A local pizza maker is a step closer to moving along with his plans to become a Dixwell Avenue developer now that a key city committee has advanced a plan to give him a five-foot easement from the city.
On Thursday afternoon, the city’s Property Acquisition and Disposition (PAD) Committee unanimously voted to grant Kadir Catalbasoglu the permanent five-foot easement onto 55 Dixwell Ave for $1.
The easement will allow Catalbasoglu, the owner of Brick Oven Pizza, to pull the necessary building permits to finish a seven-unit apartment complex at the former Keyes funeral home at 59 Dixwell Ave. His project has been held up for years because of a legal dispute between the city and a neighboring landlord.
“It will make Dixwell that much better,” Catalbasoglu said about the apartments. Now that he has the easement, he said, he anticipates completing construction at 59 Dixwell within the next eight months.
The local pizza maker and his wife Fatma purchased 59 Dixwell back in 2015. They received permission from the city in 2016 to convert the vacant funeral home into a four-story, seven-unit apartment complex consisting of six three-bedroom units and one four-bedroom unit, all targeted towards student rentals.

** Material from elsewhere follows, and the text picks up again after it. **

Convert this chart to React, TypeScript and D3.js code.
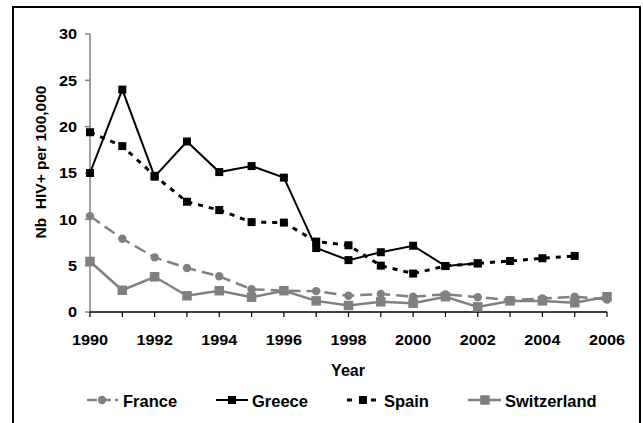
import React from "react";
import * as d3 from "d3";

const years = [1990, 1991, 1992, 1993, 1994, 1995, 1996, 1997, 1998, 1999, 2000, 2001, 2002, 2003, 2004, 2005, 2006];
const france = [10.35, 7.9, 5.9, 4.75, 3.85, 2.45, 2.3, 2.25, 1.75, 1.95, 1.65, 1.9, 1.6, 1.3, 1.45, 1.65, 1.35];
const greece = [15, 24, 14.6, 18.4, 15.1, 15.75, 14.5, 6.9, 5.6, 6.45, 7.15, 4.96, 5.25];
const spain = [19.4, 17.9, 14.7, 11.9, 11.0, 9.7, 9.65, 7.6, 7.2, 5.0, 4.15, 4.96, 5.25, 5.5, 5.8, 6.05];
const switzerland = [5.45, 2.35, 3.8, 1.75, 2.3, 1.6, 2.3, 1.2, 0.7, 1.1, 0.95, 1.65, 0.55, 1.2, 1.2, 1.0, 1.65];
const yTicks = [0, 5, 10, 15, 20, 25, 30];
const xLabels = [1990, 1992, 1994, 1996, 1998, 2000, 2002, 2004, 2006];

const GREY = "#808080";
const FONT = "'Liberation Sans', Arial, sans-serif";

export default function App() {
  const x = d3.scaleLinear().domain([1990, 2006]).range([90, 607]);
  const y = d3.scaleLinear().domain([0, 30]).range([312, 34]);
  const mk = (vals: number[]) =>
    d3.line<number>().x((_, i) => x(years[i])).y((v) => y(v))(vals) || "";

  const sq = (cx: number, cy: number, s: number, fill: string, key: string) => (
    <rect key={key} x={cx - s / 2} y={cy - s / 2} width={s} height={s} fill={fill} />
  );

  const tickText = (tx: number, ty: number, txt: string, anchor: string, key: string) => (
    <text key={key} transform={`translate(${tx},${ty}) scale(1.12,1)`} textAnchor={anchor}
      dominantBaseline="central" fontFamily={FONT} fontWeight="bold" fontSize={14.5} fill="#000">{txt}</text>
  );

  return (
    <svg width={643} height={423} style={{ position: "absolute", left: 0, top: 0 }}>
      <rect x={0} y={0} width={643} height={423} fill="#fff" />
      <rect x={13} y={7} width={627} height={430} fill="none" stroke="#000" strokeWidth={2} />

      {/* y axis */}
      <line x1={90} x2={90} y1={y(30)} y2={y(0)} stroke={GREY} strokeWidth={1.5} />
      {yTicks.map((t) => (
        <g key={"yt" + t}>
          <line x1={85} x2={90} y1={y(t)} y2={y(t)} stroke={GREY} strokeWidth={1.5} />
          {tickText(77, y(t), String(t), "end", "ytl" + t)}
        </g>
      ))}
      {/* x axis */}
      <line x1={x(1990)} x2={x(2006)} y1={y(0)} y2={y(0)} stroke="#000" strokeWidth={1.5} />
      {years.map((yr) => (
        <line key={"xt" + yr} x1={x(yr)} x2={x(yr)} y1={y(0)} y2={y(0) + 5} stroke="#000" strokeWidth={1.2} />
      ))}
      {xLabels.map((yr) => tickText(x(yr), 340, String(yr), "middle", "xl" + yr))}

      <text x={348} y={370} textAnchor="middle" dominantBaseline="central" fontFamily={FONT}
        fontWeight="bold" fontSize={16}>Year</text>
      <text transform={`translate(40,162) rotate(-90)`} textAnchor="middle" dominantBaseline="central"
        fontFamily={FONT} fontWeight="bold" fontSize={15.5} style={{ whiteSpace: "pre" }}>{"Nb  HIV+ per 100,000"}</text>

      {/* France */}
      <path d={mk(france)} fill="none" stroke={GREY} strokeWidth={2.5} strokeDasharray="12,6" />
      {france.map((v, i) => <circle key={"fr" + i} cx={x(years[i])} cy={y(v)} r={4.2} fill={GREY} />)}
      {/* Greece */}
      <path d={mk(greece)} fill="none" stroke="#000" strokeWidth={2} />
      {greece.map((v, i) => sq(x(years[i]), y(v), 8, "#000", "gr" + i))}
      {/* Spain */}
      <path d={mk(spain)} fill="none" stroke="#000" strokeWidth={3} strokeDasharray="5,6" />
      {spain.map((v, i) => sq(x(years[i]), y(v), 8, "#000", "sp" + i))}
      {/* Switzerland */}
      <path d={mk(switzerland)} fill="none" stroke={GREY} strokeWidth={2.5} />
      {switzerland.map((v, i) => sq(x(years[i]), y(v), 9.5, GREY, "sw" + i))}

      {/* Legend */}
      <g fontFamily={FONT} fontWeight="bold" fontSize={16.5}>
        <line x1={87} x2={118} y1={400} y2={400} stroke={GREY} strokeWidth={2.5} strokeDasharray="10,4" />
        <circle cx={102} cy={400} r={4.2} fill={GREY} />
        <text x={123} y={401} dominantBaseline="central">France</text>

        <line x1={216} x2={248} y1={400} y2={400} stroke="#000" strokeWidth={2} />
        {sq(232, 400, 8, "#000", "lg")}
        <text x={252} y={401} dominantBaseline="central">Greece</text>

        <line x1={347} x2={378} y1={400} y2={400} stroke="#000" strokeWidth={3} strokeDasharray="5,7" />
        {sq(363, 400, 8, "#000", "ls")}
        <text x={384} y={401} dominantBaseline="central">Spain</text>

        <line x1={468} x2={501} y1={400} y2={400} stroke={GREY} strokeWidth={2.5} />
        {sq(485, 400, 9.5, GREY, "lw")}
        <text x={505} y={401} dominantBaseline="central">Switzerland</text>
      </g>
    </svg>
  );
}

For the past two-plus years, Catalbasoglu has been unable to complete construction of the project because of a lawsuit that the owner of 51 Dixwell Ave. has filed against the city.
The lawsuit, filed by 51 Dixwell LLC’s Yehoshua Rosenstein in mid-2017, argues that Rosenstein, not the city, is the rightful owner of a driveway and dilapidated garage that sit next door at 55 Dixwell Ave. That largely vacant 3,000 square-foot parcel, which the city picked up in a foreclosure sale in 2015, sits right in between the former Reaves barber shop at 51 Dixwell and Catalbasoglu’s new development at 59 Dixwell.
“They’re claiming they have an easement on that,” Livable City Initiative (LCI) Property Acquisition and Disposition Coordinator Evan Trachten said about Rosenstein’s claim to 55 Dixwell. “There’s no recorded easement. This has been tied up in court.”
This legal dispute between Rosenstein and the city has impeded Catalbasoglu’s apartment construction because the old Keyes funeral home is a zero lot line building, meaning that the building runs all the way up against 59 Dixwell’s western boundary with 55 Dixwell. Catalbasoglu could not pull building permits to add new windows to that side of his apartment building because, if 55 Dixwell were ever to be developed, the windows of 59 Dixwell would be too close to any prospective building on the latter property.
Trachten said that Catalbasoglu got permission from the Board of Alders in 2017 to buy the lot at 55 Dixwell. But, as long as Rosenstein’s lawsuit against the city over 55 Dixwell remains in court, the city can’t sell the lot to the pizza maker.
So the city came up with a workaround: by granting Catalbasoglu the permanent five-foot easement onto the eastern end of 55 Dixwell, it enables Catalbasoglu to legally pull the necessary building permits from the city’s Building Department in order to add the new western windows to the apartments at 59 Dixwell.
“This will allow him to complete the construction of the Keyes funeral home,” Trachten said on Thursday.
He said the easement will go away once the city resolves its lawsuit with Rosenstein and Catalbasoglu purchases the lot at 55 Dixwell.
“This is a nonconforming lot,” city Deputy Director of Zoning Jenna Montesano said about 55 Dixwell. “So we’d want to sell it to one of the abutters anyway.”
The easement now goes to the City Plan Commission, and then to the LCI Board of Directors, and then to the full Board of Alders for a final approval.